Véronique Gens (Circé), Judith van Wanroij (Scylla), Cyrille Dubois (Glaucus), Hasnaa Bennani (Vénus, Dorine), Jehanne Amzal (l’Amour, Témire), David Witczak (Hécate, le Chef des peuples), Purcell Choir, Orfeo Orchestra, dir. György Vashegyi.

Glossa (2 CD). 2021. 2h20. 2022. Notice en français. Distr. Integral Music.

Longtemps, il fallut se contenter de la belle intégrale de John Eliot Gardiner, enregistrée en 1986 par Erato, pour découvrir l’unique tragédie lyrique de Leclair (1746). Depuis quelques années, pourtant, les enregistrements rivaux se multiplient : après ceux de Sébastien d’Hérin (Alpha, 2014) et de Stefan Plewniak (CVS, 2021) en voici un troisième. Notons qu’il s’agit du seul à se référer à la partition manuscrite ayant servi à la création (plutôt qu’à celle éditée par Boivin), où les récitatifs se voient légèrement abrégés, sans préjudice pour l’équilibre de l’œuvre – ce qui permet de la faire tenir en deux disques au lieu de trois.
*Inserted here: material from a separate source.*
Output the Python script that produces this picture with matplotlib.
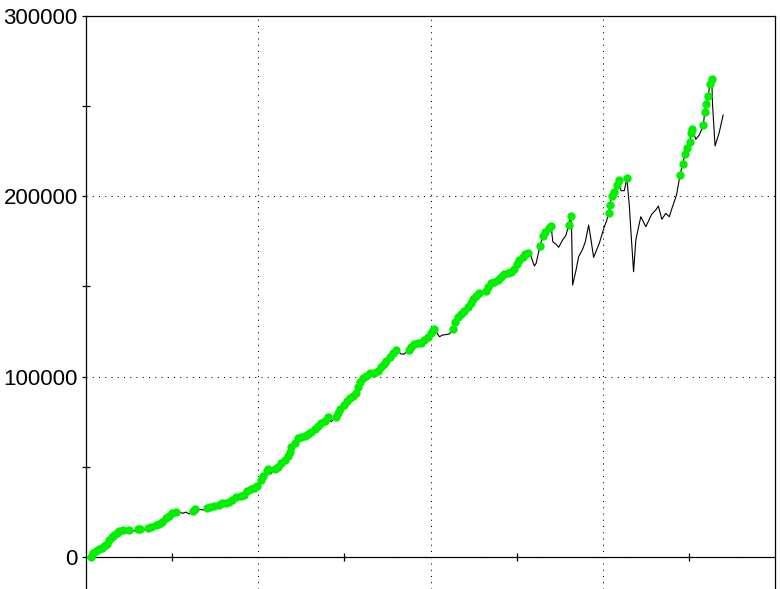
import matplotlib
matplotlib.use("Agg")
import matplotlib.pyplot as plt
from matplotlib.ticker import MultipleLocator, FixedLocator
import numpy as np

# trade number vs cumulative equity
trades = [2.9, 4.3, 5.8, 7.7, 9.3, 10.6, 12.0, 13.5, 15.1, 16.4, 17.8, 19.3,
          21.3, 23.2, 25.1, 27.8, 30.0, 31.2, 33.8, 35.8, 37.7, 40.6, 42.5, 44.4,
          46.4, 48.3, 50.2, 52.2, 54.1, 56.1, 58.0, 59.9, 61.9, 63.4, 66.7, 68.6,
          70.5, 71.9, 74.5, 77.3, 79.2, 81.2, 83.1, 85.0, 87.0, 89.9, 91.8, 93.7,
          95.7, 97.6, 99.5, 101.4, 103.0, 105.0, 105.7, 107.1, 109.6, 111.5, 113.4,
          115.4, 117.3, 118.3, 119.2, 121.2, 123.1, 125.0, 127.0, 128.9, 130.8,
          132.8, 134.7, 136.6, 138.6, 140.5, 142.4, 144.9, 146.3, 147.6, 149.6,
          151.5, 153.0, 155.0, 156.5, 157.9, 159.2, 160.8, 162.7, 164.6, 167.0,
          169.5, 171.4, 172.8, 174.3, 176.2, 178.1, 180.1, 183.0, 184.9, 187.4,
          188.8, 190.7, 192.6, 194.6, 196.5, 198.4, 200.4, 201.7, 202.3, 205.2,
          207.1, 211.0, 212.9, 214.3, 215.8, 217.8, 219.7, 221.6, 223.6, 224.9,
          226.5, 228.0, 230.0, 232.3, 233.6, 235.2, 237.1, 239.0, 241.0, 242.9,
          244.8, 246.8, 248.7, 250.0, 251.6, 253.5, 255.1, 256.4, 258.4, 260.3,
          261.3, 263.6, 265.1, 266.7, 268.6, 270.0, 271.0, 272.9, 274.4, 276.7,
          278.7, 280.2, 281.3, 281.9, 282.5, 284.5, 286.0, 288.3, 289.9, 291.8,
          293.2, 294.7, 298.0, 300.9, 302.2, 303.4, 304.2, 305.3, 306.7, 308.0,
          309.2, 310.6, 312.5, 314.0, 315.4, 316.3, 317.9, 319.2, 320.2, 322.1,
          325.0, 328.5, 330.8, 332.3, 334.3, 336.6, 338.6, 340.5, 342.8, 344.9,
          346.3, 347.8, 349.2, 350.6, 351.1, 352.1, 354.0, 356.0, 358.4, 359.2,
          360.2, 361.3, 362.1, 363.3, 363.7, 365.2, 367.5, 369.9]

equity = [0, 2050, 3510, 4440, 4820, 6100, 7210, 9430, 10920, 12200, 13140, 14580,
          14970, 13470, 14970, 14420, 15360, 15450, 14970, 15910, 16800, 17580, 18130, 19570,
          21460, 22740, 24230, 25120, 24900, 24230, 24900, 23840, 25510, 26450, 26300, 26060,
          27000, 27890, 28300, 28830, 29780, 30110, 30660, 31610, 33100, 33820, 34380, 36760,
          37540, 38090, 39370, 42500, 45000, 47700, 48630, 46020, 48800, 50070, 51960,
          53790, 56000, 58390, 60830, 63380, 65820, 66710, 67090, 68200, 69480,
          70980, 72640, 74140, 75410, 77460, 75020, 77600, 80020, 81900, 84280,
          86670, 87990, 89270, 90770, 94430, 97200, 99090, 100370, 101860, 102190,
          103300, 105190, 107020, 108850, 111070, 113290, 114780, 112560, 112560, 115000,
          116280, 118110, 118830, 118900, 120330, 122160, 124380, 125870, 126260, 122160,
          123100, 123650, 126400, 130140, 132910, 134750, 136580, 138790, 141010, 142900,
          144730, 146230, 146000, 147500, 149880, 151760, 152650, 153600, 155430, 156930,
          157650, 158200, 159530, 162470, 164690, 166520, 168020, 168400, 166520, 161360,
          162860, 172460, 178000, 180380, 182270, 183540, 174840, 173400, 171730, 175780,
          178560, 184090, 189080, 183150, 150820, 159140, 166520, 170620, 174840, 184090,
          175780, 166190, 173950, 183150, 186310, 190580, 195190, 200180, 202560, 206280,
          209050, 203120, 203120, 209990, 195190, 181320, 158200, 175780, 180380, 188700,
          183150, 190190, 192410, 194630, 187250, 190580, 188700, 194240, 200730, 211820,
          217750, 223460, 226620, 230280, 235270, 237160, 231610, 234000, 239380, 246920,
          251020, 255790, 262110, 264880, 251580, 227900, 234940, 245090]

trades = np.array(trades)
equity = np.array(equity)
# green dots mark new equity highs
is_high = equity >= np.maximum.accumulate(equity)

fig = plt.figure(figsize=(7.8, 5.89), dpi=100)
ax = fig.add_axes([86 / 780, 0, 689 / 780, 1 - 16 / 589])

ax.plot(trades, equity, color="black", lw=0.8, zorder=3)
ax.plot(trades[is_high], equity[is_high], "o", color="#00f000", ms=5,
        mec="#00f000", zorder=4)

ax.set_xlim(0, 400)
ax.set_ylim(-17745, 300000)

for s in ax.spines.values():
    s.set_linewidth(0.9)
ax.spines["bottom"].set_position(("data", 0))

ax.xaxis.set_major_locator(FixedLocator([100, 200, 300]))
ax.xaxis.set_minor_locator(FixedLocator([50, 150, 250, 350]))
ax.tick_params(axis="x", which="major", length=0, labelbottom=False)
ax.tick_params(axis="x", which="minor", direction="inout", length=6, width=0.9)

ax.yaxis.set_major_locator(MultipleLocator(100000))
ax.yaxis.set_minor_locator(FixedLocator([50000, 150000, 250000]))
ax.tick_params(axis="y", which="major", direction="out", length=3, width=0.9,
               pad=3, labelsize=16)
ax.tick_params(axis="y", which="minor", direction="inout", length=6, width=0.9)
for lab in ax.get_yticklabels():
    lab.set_fontfamily("Liberation Sans")

ax.grid(True, which="major", color="black", lw=0.75, linestyle=(0, (1, 5)))

fig.savefig("out.png", dpi=100)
Ce n’est pas la direction de György Vashegyi qui fera le prix de cette version : nous avons souvent déploré la placidité du chef hongrois (qui, à notre humble avis, enregistre trop et trop vite), laquelle s’avère particulièrement préjudiciable dans cet ouvrage cruel, riche en climats divers. L’ouverture mollassonne donne le ton, le prélude de l’acte IV enfonce le clou : tout ne sera ici qu’élégance superficielle (les airs des démons, survolés ; la passacaille du deuxième acte, sans élasticité ni sensualité), frôlant l’apathie (les récits accompagnés, surtout ceux du dernier acte, soporifiques). Peu incisif et capté d’assez loin, l’orchestre ne rend guère justice aux fulgurances de l’écriture.
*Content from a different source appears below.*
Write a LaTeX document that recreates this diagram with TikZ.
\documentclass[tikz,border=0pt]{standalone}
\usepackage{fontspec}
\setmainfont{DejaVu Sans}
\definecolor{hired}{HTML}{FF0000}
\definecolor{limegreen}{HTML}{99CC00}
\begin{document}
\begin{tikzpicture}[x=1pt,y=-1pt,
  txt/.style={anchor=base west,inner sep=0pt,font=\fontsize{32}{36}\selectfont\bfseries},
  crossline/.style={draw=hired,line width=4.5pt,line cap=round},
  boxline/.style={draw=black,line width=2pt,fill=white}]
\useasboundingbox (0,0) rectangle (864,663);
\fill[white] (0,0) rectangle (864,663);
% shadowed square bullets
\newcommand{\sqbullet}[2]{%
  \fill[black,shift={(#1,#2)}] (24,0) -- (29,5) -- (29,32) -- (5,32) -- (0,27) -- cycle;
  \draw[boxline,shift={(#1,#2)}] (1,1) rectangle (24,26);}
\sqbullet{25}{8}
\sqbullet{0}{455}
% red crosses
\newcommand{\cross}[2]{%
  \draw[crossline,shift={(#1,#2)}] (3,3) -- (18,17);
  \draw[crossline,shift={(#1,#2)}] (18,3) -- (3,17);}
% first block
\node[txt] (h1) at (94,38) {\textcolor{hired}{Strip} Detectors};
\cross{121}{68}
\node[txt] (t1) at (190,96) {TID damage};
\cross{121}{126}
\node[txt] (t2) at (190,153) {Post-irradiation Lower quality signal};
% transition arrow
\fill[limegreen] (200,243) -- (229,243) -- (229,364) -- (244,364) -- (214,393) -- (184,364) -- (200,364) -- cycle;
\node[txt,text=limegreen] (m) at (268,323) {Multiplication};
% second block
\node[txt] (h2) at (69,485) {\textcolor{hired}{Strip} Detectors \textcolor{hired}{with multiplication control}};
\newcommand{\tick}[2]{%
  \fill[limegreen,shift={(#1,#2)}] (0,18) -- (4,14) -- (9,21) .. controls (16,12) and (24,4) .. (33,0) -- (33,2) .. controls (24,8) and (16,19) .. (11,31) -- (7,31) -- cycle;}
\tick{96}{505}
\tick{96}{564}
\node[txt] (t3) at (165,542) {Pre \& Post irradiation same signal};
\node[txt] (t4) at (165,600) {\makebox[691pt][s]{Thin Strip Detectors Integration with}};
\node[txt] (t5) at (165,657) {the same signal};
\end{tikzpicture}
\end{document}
En revanche, le Purcell Choir, en progrès constant, affronte avec fougue les grandioses moments qui lui sont réservés (« Chantons, bénissons à jamais ») et la distribution vocale réserve bien des satisfactions. La Circé de Véronique Gens en impose : le timbre est certes un peu terni, l’émission moins flexible et précise que celle de Rachel Yakar, notamment dans les rares vocalises, mais le chant plus large, mieux à même de rendre le spianato de « Déesse redoutable », et l’éloquence, très différente dans ses accents, tout aussi frappante. Cyrille Dubois tient également la dragée haute à Howard Crook : moins égal que son prédécesseur, à cause du refus de la voix mixte, il se montre aussi plus vaillant, plus expressif et plus coloré – plus juvénile, pour tout dire. Judith van Wanroij n’atteint pas les mêmes sommets : si elle cisèle ses airs avec art, ses récits, trop précautionneux (la soprano n’est pas francophone), manquent de naturel et les « scènes de ménage » qui l’opposent à Glaucus restent bien froides – ce dont il faut à nouveau rendre responsable le chef. Côté rôles secondaires, on retrouve avec plaisir le solide baryton David Witczak, dans des parties trop souvent confiées à des seconds couteaux, tandis qu’Hasnaa Bennani s’épanouit davantage en Vénus qu’en Dorine et que Jehanne Amzal passe inaperçue.

C’est essentiellement pour Gens et Dubois qu’on se tournera vers cette lecture, trop neutre, globalement inférieure à celles de Gardiner et Plewniak.